Current benchmarks for vision-language models inadequately capture the extent to which these models genuinely rely on fine-grained visual information. This study investigates model sensitivity to partial loss of visual evidence through systematic ablation experiments—such as image token removal and localized occlusion—and multi-level representational analyses, including decision-level behavior and the geometric structure of visual tokens. The findings reveal that models are generally insensitive to the loss of fine-grained visual details, with deep visual representations exhibiting significant homogenization. This suggests that prevailing accuracy metrics substantially overestimate models’ visual grounding capabilities. The work thus exposes critical limitations in current evaluation paradigms and offers a novel perspective and methodological foundation for assessing fine-grained visual understanding.

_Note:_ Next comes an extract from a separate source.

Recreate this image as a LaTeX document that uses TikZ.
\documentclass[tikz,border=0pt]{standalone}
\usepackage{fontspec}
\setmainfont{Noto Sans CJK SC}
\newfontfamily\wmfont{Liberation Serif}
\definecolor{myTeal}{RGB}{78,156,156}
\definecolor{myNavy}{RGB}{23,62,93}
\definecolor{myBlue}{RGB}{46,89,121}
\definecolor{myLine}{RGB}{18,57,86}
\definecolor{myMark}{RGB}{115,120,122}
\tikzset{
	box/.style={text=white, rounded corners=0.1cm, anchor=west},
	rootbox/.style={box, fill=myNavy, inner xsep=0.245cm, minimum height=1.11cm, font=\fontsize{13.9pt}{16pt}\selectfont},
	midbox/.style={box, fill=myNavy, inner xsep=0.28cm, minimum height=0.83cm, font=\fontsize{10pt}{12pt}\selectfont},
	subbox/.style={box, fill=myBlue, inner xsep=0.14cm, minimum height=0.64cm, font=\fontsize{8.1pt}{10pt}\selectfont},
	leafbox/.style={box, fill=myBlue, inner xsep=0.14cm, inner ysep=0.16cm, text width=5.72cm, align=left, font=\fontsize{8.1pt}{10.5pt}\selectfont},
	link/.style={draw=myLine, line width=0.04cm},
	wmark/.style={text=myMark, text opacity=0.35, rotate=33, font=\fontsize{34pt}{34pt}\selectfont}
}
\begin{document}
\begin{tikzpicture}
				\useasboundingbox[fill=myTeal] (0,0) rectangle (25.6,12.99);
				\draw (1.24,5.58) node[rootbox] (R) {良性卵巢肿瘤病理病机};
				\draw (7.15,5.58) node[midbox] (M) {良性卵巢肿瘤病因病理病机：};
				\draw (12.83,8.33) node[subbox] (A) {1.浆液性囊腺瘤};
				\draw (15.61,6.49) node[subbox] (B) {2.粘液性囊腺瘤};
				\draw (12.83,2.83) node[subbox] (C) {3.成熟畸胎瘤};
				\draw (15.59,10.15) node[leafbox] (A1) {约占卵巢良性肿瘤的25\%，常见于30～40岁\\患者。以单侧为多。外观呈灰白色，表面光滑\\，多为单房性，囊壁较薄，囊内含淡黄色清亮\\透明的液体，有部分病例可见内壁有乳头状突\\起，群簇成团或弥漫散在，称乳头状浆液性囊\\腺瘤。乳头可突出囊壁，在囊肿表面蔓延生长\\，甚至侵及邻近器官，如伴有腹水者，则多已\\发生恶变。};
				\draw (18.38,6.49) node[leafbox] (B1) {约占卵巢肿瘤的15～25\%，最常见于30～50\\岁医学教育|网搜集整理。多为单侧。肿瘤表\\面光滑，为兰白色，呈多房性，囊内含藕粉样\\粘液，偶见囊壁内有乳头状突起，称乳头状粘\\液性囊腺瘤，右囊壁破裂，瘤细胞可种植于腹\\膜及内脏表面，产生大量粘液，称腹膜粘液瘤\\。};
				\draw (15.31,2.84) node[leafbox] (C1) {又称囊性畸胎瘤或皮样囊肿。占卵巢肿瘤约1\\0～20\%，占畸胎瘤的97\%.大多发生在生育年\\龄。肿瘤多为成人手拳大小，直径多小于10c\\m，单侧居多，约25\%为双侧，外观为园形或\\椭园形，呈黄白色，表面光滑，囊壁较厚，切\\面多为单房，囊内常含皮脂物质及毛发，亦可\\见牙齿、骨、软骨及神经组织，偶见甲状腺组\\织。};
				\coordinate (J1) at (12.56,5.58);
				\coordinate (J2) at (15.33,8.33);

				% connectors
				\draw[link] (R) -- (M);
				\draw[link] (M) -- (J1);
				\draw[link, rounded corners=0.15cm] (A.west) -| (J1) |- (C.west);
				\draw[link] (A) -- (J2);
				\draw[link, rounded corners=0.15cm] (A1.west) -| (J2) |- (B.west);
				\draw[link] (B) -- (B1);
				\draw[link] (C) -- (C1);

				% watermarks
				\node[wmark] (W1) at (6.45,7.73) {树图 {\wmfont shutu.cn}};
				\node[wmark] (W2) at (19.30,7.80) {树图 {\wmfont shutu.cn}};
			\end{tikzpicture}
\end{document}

Benchmark accuracy is often implicitly assumed to reflect grounded visual understanding in vision-language models (VLMs), yet it remains unclear to what extent such scores truly reflect reliance on visual evidence. Motivated by a surprising observation that removing a substantial fraction of image tokens only degrades model performance very slightly on a widely used hallucination benchmark, we systematically investigate this mismatch in a set of open-source VLMs. Our analysis spans multiple levels of granularity, spanning global visual degradation, localized occlusion, question reformulation, answer-space expansion, and decision-level analyses beyond standard accuracy. We further complement these behavioral results with a layer-wise analysis of vision-token geometry. Throughout the experiments, we find that although VLMs do incorporate visual input, their predictions are less sensitive to the loss of fine-grained visual evidence that standard accuracy should have suggested. Even when the final prediction remains unchanged, the model's internal support for the correct answer may already be weakened. We further complement a representation-level analysis, which shows increasing similarity among visual tokens in deeper layers, providing a possible explanation for our findings. Together, these results suggest that current benchmarks are not sufficient to reliably evaluate fine-grained visual grounding in VLMs.